For a more practical application, a case study is undertaken to test the developed model on a 300 kW Nordtank wind turbine operating in Hurghada wind farm in the east coast of Egypt.
To validate the model, the performance of the developed turbine model was compared to that of the chosen wind turbine under clean and dusty conditions. First, a model of the turbine unit was achieved using its generated power curve based on the available technical specifications together with the aid of the Blade Element Momentum (BEM) theory. It is worth noting that in calculating the relative velocity at different sections along the rotor, the shear effect is neglected and a uniform wind speed is assumed.
Under the clean wind conditions, the developed model was in very good agreement with the reported technical data of the wind turbine. Second, the performance of the optimized blade was tested under particle laden flow using ANSYS-FLUENT coupled with MATLAB for the optimization process according to Hurghada wind farm operating conditions. In a particle laden environment, a 10.38% DROP in the annual energy production was incurred after an operational period of a 12-month using the original airfoil profiles.

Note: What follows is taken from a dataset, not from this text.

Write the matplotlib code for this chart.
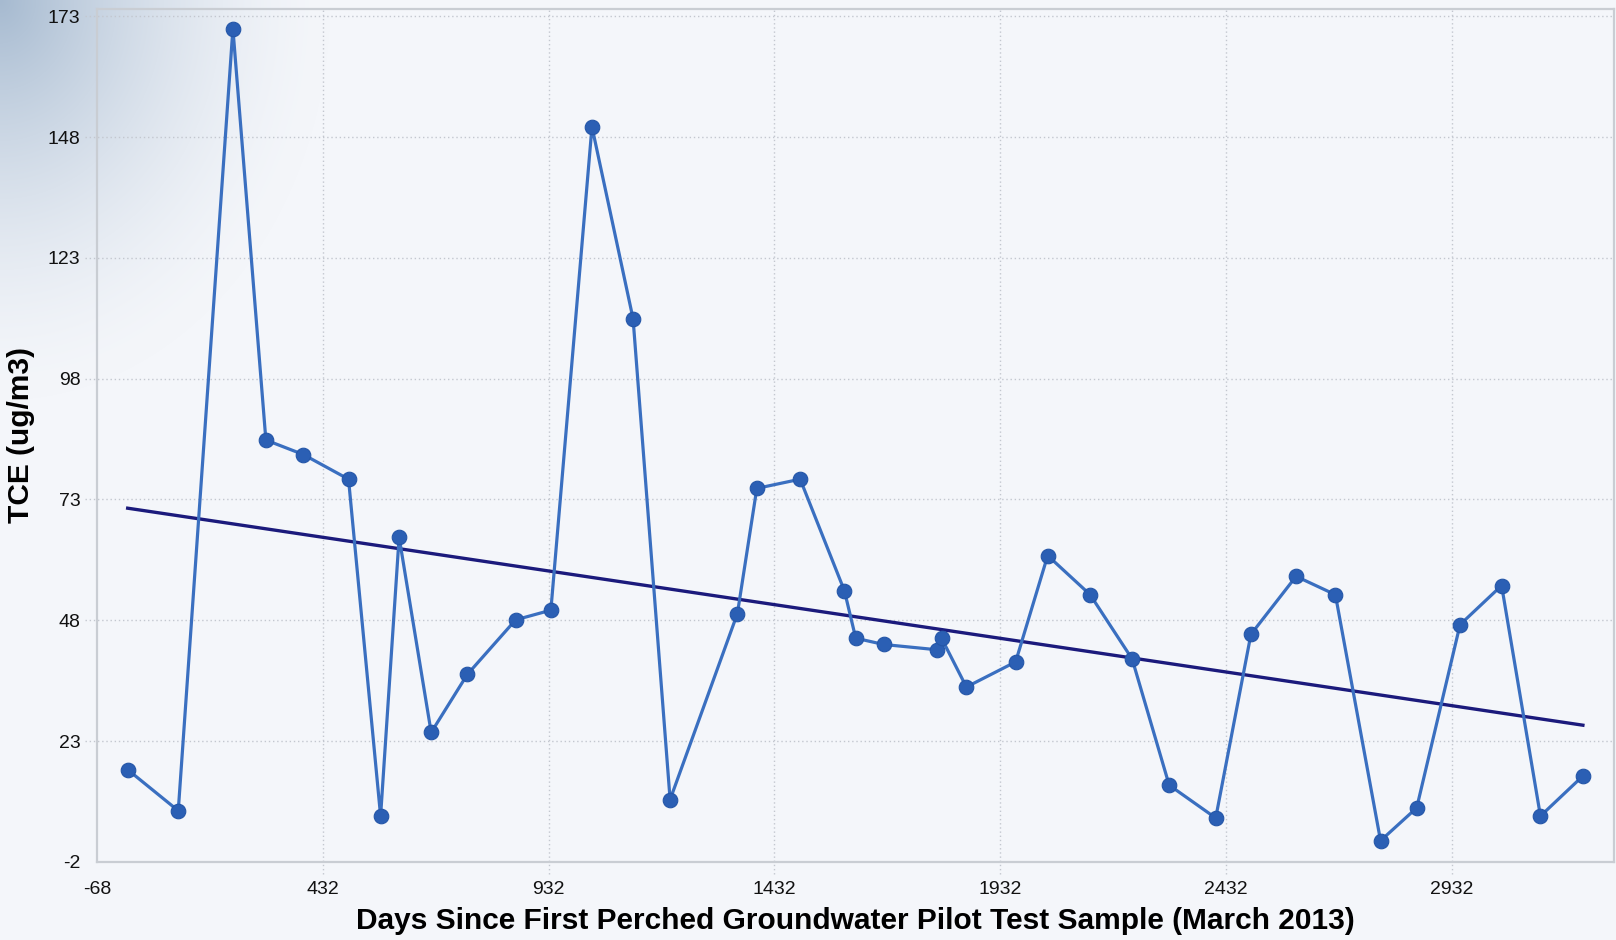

However, with the optimized airfoil sections, a 10.87% boost in the annual energy production was achieved as a result of reducing the deposited rate at the root section by 70%, and raising the lift-to-drag coefficients ratio by 38%. Additionally, the erosion rates for both of mid-span and tip-span sections were decreased by 99% and 93.5% along with a corresponding increase of 9% and 8% in the lift-to-drag coefficients ratio.